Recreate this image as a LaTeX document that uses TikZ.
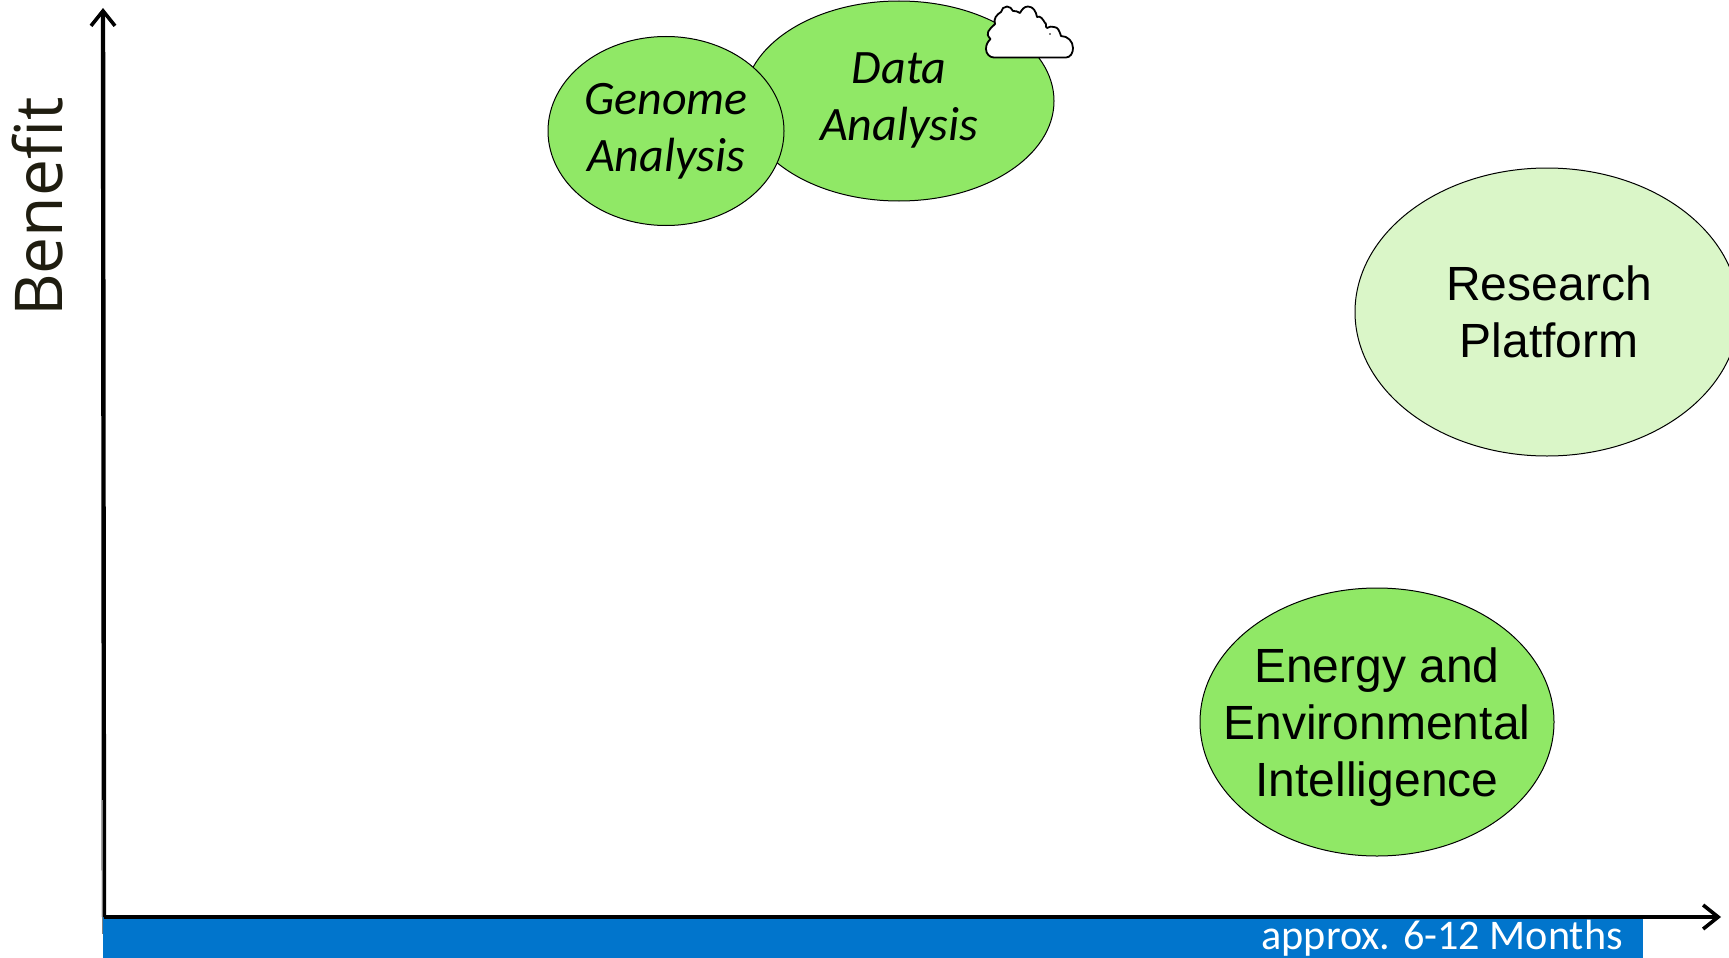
\documentclass[tikz,border=0pt]{standalone}
\usepackage{fontspec}
\setmainfont{Liberation Sans}
\newfontfamily\calib{Carlito}
\newfontfamily\openf{Open Sans}
\usetikzlibrary{arrows.meta,shapes.geometric}
\definecolor{bubgreen}{HTML}{90E866}
\definecolor{bubpale}{HTML}{DAF6C8}
\definecolor{barblue}{HTML}{0175CC}
\definecolor{labdark}{HTML}{1F1D10}
\tikzset{
  bubble/.style={ellipse,draw=black,line width=1pt,inner xsep=-40pt,inner ysep=-10pt,align=center},
  axisline/.style={line width=4.4pt,-{Straight Barb[length=15pt,width=24pt,line width=3.6pt]}},
  arialtext/.style={font=\fontsize{48}{57}\selectfont},
  calibtext/.style={font=\calib\itshape\fontsize{48}{57}\selectfont},
}
\begin{document}
\begin{tikzpicture}[x=1pt,y=-1pt]
\useasboundingbox (0,0) rectangle (1729,958);
\clip (0,0) rectangle (1729,958);
\node[draw=none,fill=barblue,minimum width=1540pt,minimum height=41pt,inner sep=0pt,anchor=north west] (bar) at (103,917) {};
\node[text=white,font=\calib\fontsize{42.2}{48}\selectfont,anchor=base east,inner sep=0pt] (months) at (1623,949.5) {approx. 6-12 Months};
\coordinate (o) at (104,917);
\coordinate (ytip) at (103,8);
\coordinate (xtip) at (1721,917);
\draw[axisline] (o) -- (ytip);
\draw[axisline] (o) -- (xtip);
\draw[gray,line width=1pt] (102,800) -- (102,934);
\node[rotate=90,text=labdark,font=\openf\fontsize{66}{70}\selectfont,anchor=base,inner sep=0pt] (benefit) at (62,207) {Benefit};
\node[bubble,fill=bubgreen,minimum width=310pt,minimum height=200pt,calibtext] (data) at (899,101) {\begin{tabular}{@{}c@{}}Data\\Analysis\end{tabular}};
\node[bubble,fill=bubgreen,minimum width=236pt,minimum height=189pt,calibtext] (genome) at (666,131) {Genome\\Analysis};
\node[bubble,fill=bubpale,minimum width=384pt,minimum height=288pt,arialtext] (research) at (1547,312) {\hspace*{4pt}Research\\\hspace*{4pt}Platform};
\node[bubble,fill=bubgreen,minimum width=354pt,minimum height=268pt,arialtext] (energy) at (1377,722) {\begin{tabular}{@{}c@{}}\rule{0pt}{53pt}Energy and\\Environmental\\Intelligence\end{tabular}};
\draw[fill=white,line width=1.8pt,line join=round]
  (994,57.5) to[out=180,in=270] (986,49) to[out=90,in=225] (990.5,39)
  to[out=135,in=225,looseness=1.4] (995,24)
  to[out=110,in=210] (1001,12) to[out=80,in=180] (1007,6.5) to[out=0,in=120] (1013,11) to[out=20,in=160] (1020,13)
  to[out=60,in=180] (1028,6.5) to[out=0,in=100] (1037,17)
  to[out=30,in=120] (1045,23) to[out=30,in=170] (1047,28)
  to[out=30,in=160] (1054,27) to[out=0,in=110] (1061,36)
  to[out=0,in=90] (1073,48) to[out=270,in=0] (1066,57.5) -- cycle;
\fill (1050,34) circle (0.8pt);
\end{tikzpicture}
\end{document}
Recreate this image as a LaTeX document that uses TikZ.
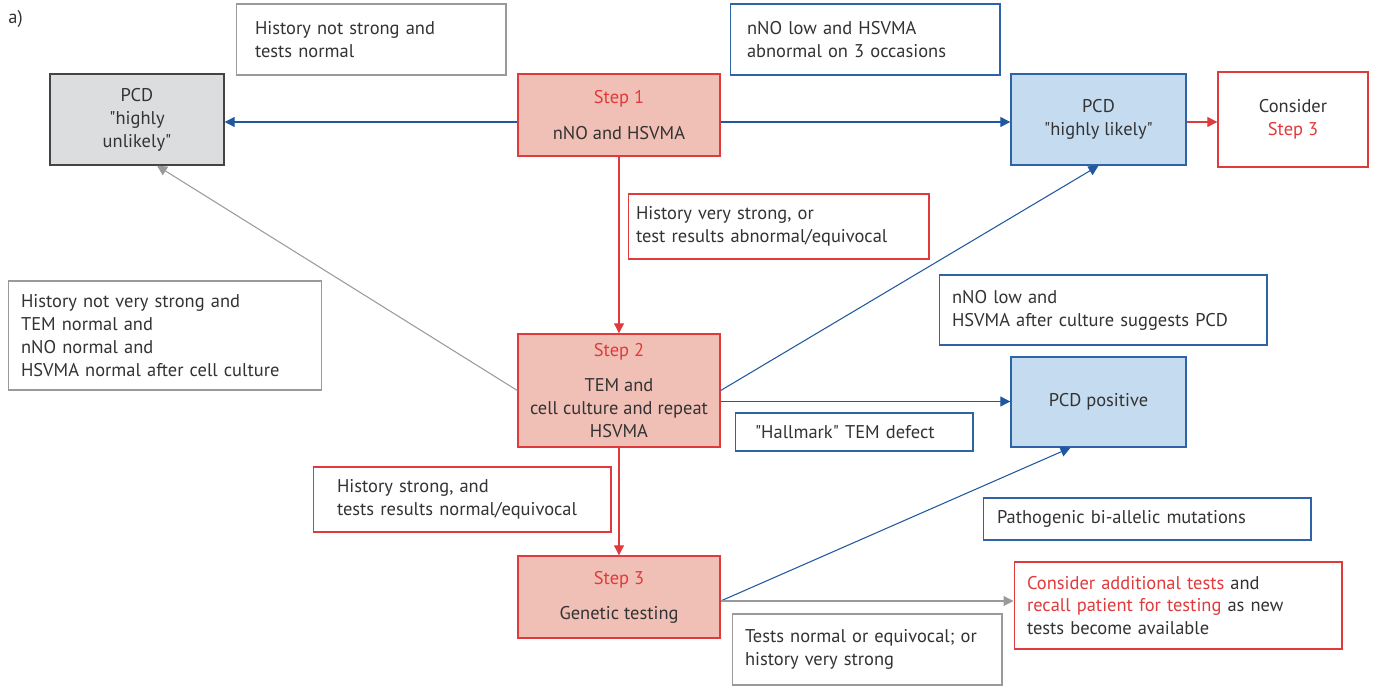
\documentclass[tikz,border=0pt]{standalone}
\usepackage{fontspec}
\setmainfont{PT Sans}
\usetikzlibrary{arrows.meta,calc}
\definecolor{tred}{HTML}{E03A3C}
\definecolor{sfill}{HTML}{F0C0B6}
\definecolor{bline}{HTML}{2E63A8}
\definecolor{barrow}{HTML}{1F58A0}
\definecolor{bfill}{HTML}{C5DCF0}
\definecolor{gfill}{HTML}{DCDDDF}
\definecolor{gline}{HTML}{9A9A9A}
\definecolor{dgline}{HTML}{444444}
\definecolor{txt}{HTML}{333333}
\newcommand\q{\textquotedbl}
\tikzset{
  every node/.style={font=\fontsize{10.5}{13}\selectfont, text=txt},
  box/.style={draw, line width=0.8pt, align=center, inner sep=0pt},
  stepbox/.style={box, draw=tred, fill=sfill, minimum width=4.04cm},
  bluebox/.style={box, draw=bline, fill=bfill, minimum width=3.5cm},
  lab/.style={draw, fill=white, line width=0.6pt, align=left, inner ysep=0pt},
  tip/.style={-{Triangle[length=0.2cm,width=0.2cm]}},
  rarr/.style={tip, draw=tred, line width=0.6pt},
  barr/.style={tip, draw=barrow, line width=0.6pt},
  garr/.style={tip, draw=gline, line width=0.6pt},
}
\begin{document}
\begin{tikzpicture}[x=0.02cm,y=-0.02cm]
\useasboundingbox (0,0) rectangle (1377,686);
\node[anchor=north west, inner sep=0pt] (a) at (8,10) {a)};
% main boxes
\node[box, draw=dgline, fill=gfill, minimum width=3.48cm, minimum height=1.82cm] (unl) at (137,119.5) {PCD\\\q highly\\unlikely\q};
\node[stepbox, minimum height=1.64cm] (s1) at (619,115) {\textcolor{tred}{Step 1}\\[7pt]nNO and HSVMA};
\node[bluebox, minimum height=1.82cm] (lik) at (1098.5,119.5) {PCD\\\q highly likely\q};
\node[box, draw=tred, fill=white, minimum width=3.0cm, minimum height=1.9cm] (c1) at (1293,119.5) {Consider\\\textcolor{tred}{Step 3}};
\node[stepbox, minimum height=2.26cm] (s2) at (619,390.5) {\textcolor{tred}{Step 2}\\[7pt]TEM and\\cell culture and repeat\\HSVMA};
\node[bluebox, minimum height=1.8cm] (pos) at (1098.5,402) {PCD positive};
\node[stepbox, minimum height=1.64cm] (s3) at (619,597) {\textcolor{tred}{Step 3}\\[7pt]Genetic testing};
% labels
\node[lab, draw=gline, text width=4.64cm, inner xsep=0.38cm, minimum height=1.42cm] (l1) at (371,39.5) {History not strong and\\tests normal};
\node[lab, draw=bline, text width=4.72cm, inner xsep=0.34cm, minimum height=1.42cm] (l2) at (865,39.5) {nNO low and HSVMA\\abnormal on 3 occasions};
\node[lab, draw=tred, text width=5.70cm, inner xsep=0.16cm, minimum height=1.30cm] (l3) at (778.5,226.5) {History very strong, or\\test results abnormal/equivocal};
\node[lab, draw=gline, text width=5.76cm, inner xsep=0.26cm, minimum height=2.18cm] (l4) at (165,335.5) {History not very strong and\\TEM normal and\\nNO normal and\\HSVMA normal after cell culture};
\node[lab, draw=bline, text width=6.04cm, inner xsep=0.26cm, minimum height=1.40cm] (l5) at (1103,310) {nNO low and\\HSVMA after culture suggests PCD};
\node[lab, draw=bline, text width=3.96cm, inner xsep=0.40cm, minimum height=0.76cm] (l6) at (854,432) {\q Hallmark\q{} TEM defect};
\node[lab, draw=tred, text width=5.00cm, inner xsep=0.48cm, minimum height=1.30cm] (l7) at (462,499.5) {History strong, and\\tests results normal/equivocal};
\node[lab, draw=bline, text width=6.00cm, inner xsep=0.28cm, minimum height=0.84cm] (l8) at (1147,519) {Pathogenic bi-allelic mutations};
\node[lab, draw=gline, text width=4.88cm, inner xsep=0.26cm, minimum height=1.42cm] (l9) at (867,649.5) {Tests normal or equivocal; or\\history very strong};
\node[lab, draw=tred, text width=6.04cm, inner xsep=0.26cm, minimum height=1.74cm] (c2) at (1178,605.5) {\textcolor{tred}{Consider additional tests} and\\\textcolor{tred}{recall patient for testing} as new\\tests become available};
% connectors
\draw[barr] ([yshift=-2.5*0.02cm]s1.west |- unl.east) -- ([yshift=-2.5*0.02cm]unl.east);
\draw[barr] ([yshift=-2.5*0.02cm]s1.east |- lik.west) -- ([yshift=-2.5*0.02cm]lik.west);
\draw[rarr] ([yshift=-2.5*0.02cm]lik.east) -- ([yshift=-2.5*0.02cm]lik.east -| c1.west);
\draw[rarr] (s1.south) -- (s2.north);
\draw[garr] (s2.west) -- ([xshift=20*0.02cm]unl.south);
\draw[barr] (s2.east) -- (lik.south);
\draw[barr] ([yshift=-11*0.02cm]s2.east) -- ([yshift=-11*0.02cm]s2.east -| pos.west);
\draw[rarr] (s2.south) -- (s3.north);
\draw[barr] ([yshift=-4*0.02cm]s3.east) -- ([xshift=-28*0.02cm]pos.south);
\draw[garr] ([yshift=-4*0.02cm]s3.east) -- ([yshift=-4*0.02cm]s3.east -| c2.west);
\end{tikzpicture}
\end{document}
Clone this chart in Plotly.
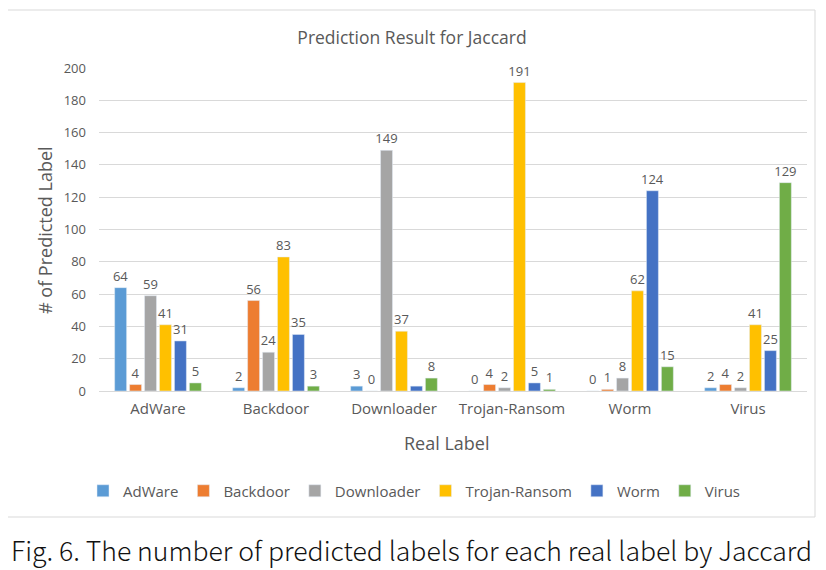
import plotly.graph_objects as go

categories = ["AdWare", "Backdoor", "Downloader", "Trojan-Ransom", "Worm", "Virus"]
series_names = ["AdWare", "Backdoor", "Downloader", "Trojan-Ransom", "Worm", "Virus"]
adware = [64, 2, 3, 0, 0, 2]
backdoor = [4, 56, 0, 4, 1, 4]
downloader = [59, 24, 149, 2, 8, 2]
trojan = [41, 83, 37, 191, 62, 41]
worm = [31, 35, 3, 5, 124, 25]
virus = [5, 3, 8, 1, 15, 129]
hidden_labels = {("Worm", "Downloader")}
colors = ["#5B9BD5", "#ED7D31", "#A5A5A5", "#FFC000", "#4472C4", "#70AD47"]
y_ticks = list(range(0, 201, 20))

series = [adware, backdoor, downloader, trojan, worm, virus]

# the page body adds an 8px offset; work in reference pixel coordinates
OFF = 8
W, H = 826 - OFF, 570 - OFF
X0, X1, Y0, Y1 = 99, 807, 68, 391  # plot area in reference pixels
L, R, T, B = X0 - OFF, W - (X1 - OFF), Y0 - OFF, H - (Y1 - OFF)
pw, ph = X1 - X0, Y1 - Y0

def px(x):
    return (x - X0) / pw

def py(y):
    return (Y1 - y) / ph

FONT = "Open Sans, Noto Sans, sans-serif"
GRAY = "#595959"

fig = go.Figure()
for name, vals, col in zip(series_names, series, colors):
    texts = ["" if (name, c) in hidden_labels else str(v) for c, v in zip(categories, vals)]
    fig.add_trace(go.Bar(
        x=categories, y=vals, name=name, marker_color=col,
        text=texts, textposition="outside", cliponaxis=False, constraintext="none",
        textfont=dict(size=13, color=GRAY, family=FONT),
    ))

fig.update_layout(
    width=W, height=H,
    margin=dict(l=L, r=R, t=T, b=B),
    paper_bgcolor="white", plot_bgcolor="white",
    barmode="group", bargap=0.24, bargroupgap=0.2,
    font=dict(family=FONT, color=GRAY),
    showlegend=True,
    legend=dict(orientation="h", x=px(414), xanchor="center", y=py(491), yanchor="middle",
                font=dict(size=15, color=GRAY, family=FONT), itemwidth=30, traceorder="normal"),
    title=dict(text="Prediction Result for Jaccard", x=(412 - OFF) / W, xanchor="center",
               y=1 - (38 - OFF) / H, yanchor="middle", font=dict(size=17.5, color=GRAY, family=FONT)),
)
fig.update_yaxes(range=[0, 200], tickvals=y_ticks, showgrid=True, gridcolor="#D9D9D9", gridwidth=1,
                 zeroline=False, showline=False, ticks="", tickfont=dict(size=13, color=GRAY, family=FONT),
                 ticklabelstandoff=12)
fig.update_xaxes(showline=True, linecolor="#D9D9D9", linewidth=1, ticks="",
                 tickfont=dict(size=15, color=GRAY, family=FONT), ticklabelstandoff=4)

fig.add_annotation(text="# of Predicted Label", textangle=-90, xref="paper", yref="paper",
                   x=px(45), y=py(230), showarrow=False, xanchor="center", yanchor="middle",
                   font=dict(size=18, color=GRAY, family=FONT))
fig.add_annotation(text="Real Label", xref="paper", yref="paper", x=px(447), y=py(443),
                   showarrow=False, xanchor="center", yanchor="middle",
                   font=dict(size=18, color=GRAY, family=FONT))
fig.add_annotation(text="Fig. 6. The number of predicted labels for each real label by Jaccard",
                   xref="paper", yref="paper", x=px(9), y=py(549), showarrow=False,
                   xanchor="left", yanchor="middle",
                   font=dict(size=26.6, color="#111111", weight=300,
                             family="Noto Sans CJK KR, DejaVu Sans, sans-serif"))
fig.add_shape(type="rect", xref="paper", yref="paper", x0=px(7), x1=px(815), y0=py(517), y1=py(10),
              line=dict(color="#D9D9D9", width=1), fillcolor="rgba(0,0,0,0)", layer="below")

fig.write_html("out.html")
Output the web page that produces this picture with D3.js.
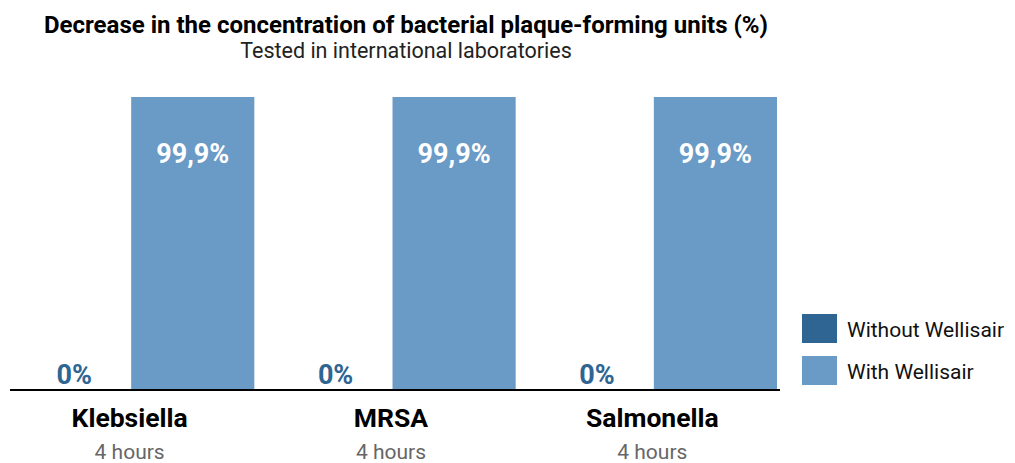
<!DOCTYPE html>
<html lang="en">
<head>
  <meta charset="UTF-8">
  <title>Plaque-forming units</title>
  <style>
    body { margin: 0; background: #fff; }
    text { font-family: Roboto, "Noto Sans", sans-serif; }
  </style>
</head>
<body>
<script src="https://cdn.jsdelivr.net/npm/d3@7"></script>
<script>
  // data
  var categories = ["Klebsiella", "MRSA", "Salmonella"];
  var durations = ["4 hours", "4 hours", "4 hours"];
  var series = ["Without Wellisair", "With Wellisair"];
  var withoutValues = [0, 0, 0];
  var withValues = [99.9, 99.9, 99.9];
  var valueLabels = [["0%", "99,9%"], ["0%", "99,9%"], ["0%", "99,9%"]];

  var w = 1015, h = 463;
  var colors = ["#2e6592", "#6a9ac6"];

  var svg = d3.select("body").append("svg")
      .attr("width", w)
      .attr("height", h);

  svg.append("text")
      .attr("x", 406).attr("y", 33)
      .attr("text-anchor", "middle")
      .attr("font-size", 24)
      .attr("font-weight", 700)
      .attr("fill", "#000")
      .text("Decrease in the concentration of bacterial plaque-forming units (%)");

  svg.append("text")
      .attr("x", 406).attr("y", 58)
      .attr("text-anchor", "middle")
      .attr("font-size", 21.5)
      .attr("fill", "#222")
      .text("Tested in international laboratories");

  var x0 = d3.scaleBand()
      .domain(categories)
      .range([-7, 777]);

  var x1 = d3.scaleBand()
      .domain(series)
      .range([0, x0.bandwidth()])
      .paddingInner(0.1087);

  var y = d3.scaleLinear()
      .domain([0, 100])
      .range([390, 96.7]);

  var rows = categories.map(function(c, i) {
    return {
      cat: c,
      dur: durations[i],
      vals: [
        {s: series[0], v: withoutValues[i], label: valueLabels[i][0], k: 0},
        {s: series[1], v: withValues[i], label: valueLabels[i][1], k: 1}
      ]
    };
  });

  var groups = svg.append("g").selectAll("g")
      .data(rows)
      .join("g")
      .attr("transform", function(d) { return "translate(" + x0(d.cat) + ",0)"; });

  groups.selectAll("rect")
      .data(function(d) { return d.vals; })
      .join("rect")
      .attr("x", function(d) { return x1(d.s); })
      .attr("y", function(d) { return y(d.v); })
      .attr("width", x1.bandwidth())
      .attr("height", function(d) { return y(0) - y(d.v); })
      .attr("fill", function(d) { return colors[d.k]; });

  groups.selectAll("text.val")
      .data(function(d) { return d.vals; })
      .join("text")
      .attr("class", "val")
      .attr("x", function(d) {
        return d.k == 0 ? x1(d.s) + x1.bandwidth() * 0.66 : x1(d.s) + x1.bandwidth() / 2;
      })
      .attr("y", function(d) { return d.k == 0 ? y(0) - 6 : y(d.v) + 66; })
      .attr("text-anchor", "middle")
      .attr("font-size", 27)
      .attr("font-weight", 700)
      .attr("fill", function(d) { return d.k == 0 ? colors[0] : "#fff"; })
      .text(function(d) { return d.label; });

  groups.append("text")
      .attr("x", x0.bandwidth() / 2 + 6)
      .attr("y", 427)
      .attr("text-anchor", "middle")
      .attr("font-size", 26.5)
      .attr("font-weight", 700)
      .attr("fill", "#000")
      .text(function(d) { return d.cat; });

  groups.append("text")
      .attr("x", x0.bandwidth() / 2 + 6)
      .attr("y", 459)
      .attr("text-anchor", "middle")
      .attr("font-size", 21)
      .attr("fill", "#666")
      .text(function(d) { return d.dur; });

  // baseline
  svg.append("line")
      .attr("x1", 10).attr("x2", 780)
      .attr("y1", y(0)).attr("y2", y(0))
      .attr("stroke", "#000")
      .attr("stroke-width", 2);

  // legend
  var legend = svg.append("g").attr("transform", "translate(802,314)");
  var li = legend.selectAll("g")
      .data(series)
      .join("g")
      .attr("transform", function(d, i) { return "translate(0," + i * 42 + ")"; });
  li.append("rect")
      .attr("width", 35).attr("height", 29)
      .attr("fill", function(d, i) { return colors[i]; });
  li.append("text")
      .attr("x", 45).attr("y", 23)
      .attr("font-size", 21)
      .attr("fill", "#111")
      .text(function(d) { return d; });
</script>
</body>
</html>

----

§ Aim of the task
Print everything from the line with "Clone this chart in Plotly." down to the line with "return (x - X0) / pw" in the entries above, both lines included and nothing more, without the pictures.

§ The solution
Clone this chart in Plotly.
import plotly.graph_objects as go

categories = ["AdWare", "Backdoor", "Downloader", "Trojan-Ransom", "Worm", "Virus"]
series_names = ["AdWare", "Backdoor", "Downloader", "Trojan-Ransom", "Worm", "Virus"]
adware = [64, 2, 3, 0, 0, 2]
backdoor = [4, 56, 0, 4, 1, 4]
downloader = [59, 24, 149, 2, 8, 2]
trojan = [41, 83, 37, 191, 62, 41]
worm = [31, 35, 3, 5, 124, 25]
virus = [5, 3, 8, 1, 15, 129]
hidden_labels = {("Worm", "Downloader")}
colors = ["#5B9BD5", "#ED7D31", "#A5A5A5", "#FFC000", "#4472C4", "#70AD47"]
y_ticks = list(range(0, 201, 20))

series = [adware, backdoor, downloader, trojan, worm, virus]

# the page body adds an 8px offset; work in reference pixel coordinates
OFF = 8
W, H = 826 - OFF, 570 - OFF
X0, X1, Y0, Y1 = 99, 807, 68, 391  # plot area in reference pixels
L, R, T, B = X0 - OFF, W - (X1 - OFF), Y0 - OFF, H - (Y1 - OFF)
pw, ph = X1 - X0, Y1 - Y0

def px(x):
    return (x - X0) / pw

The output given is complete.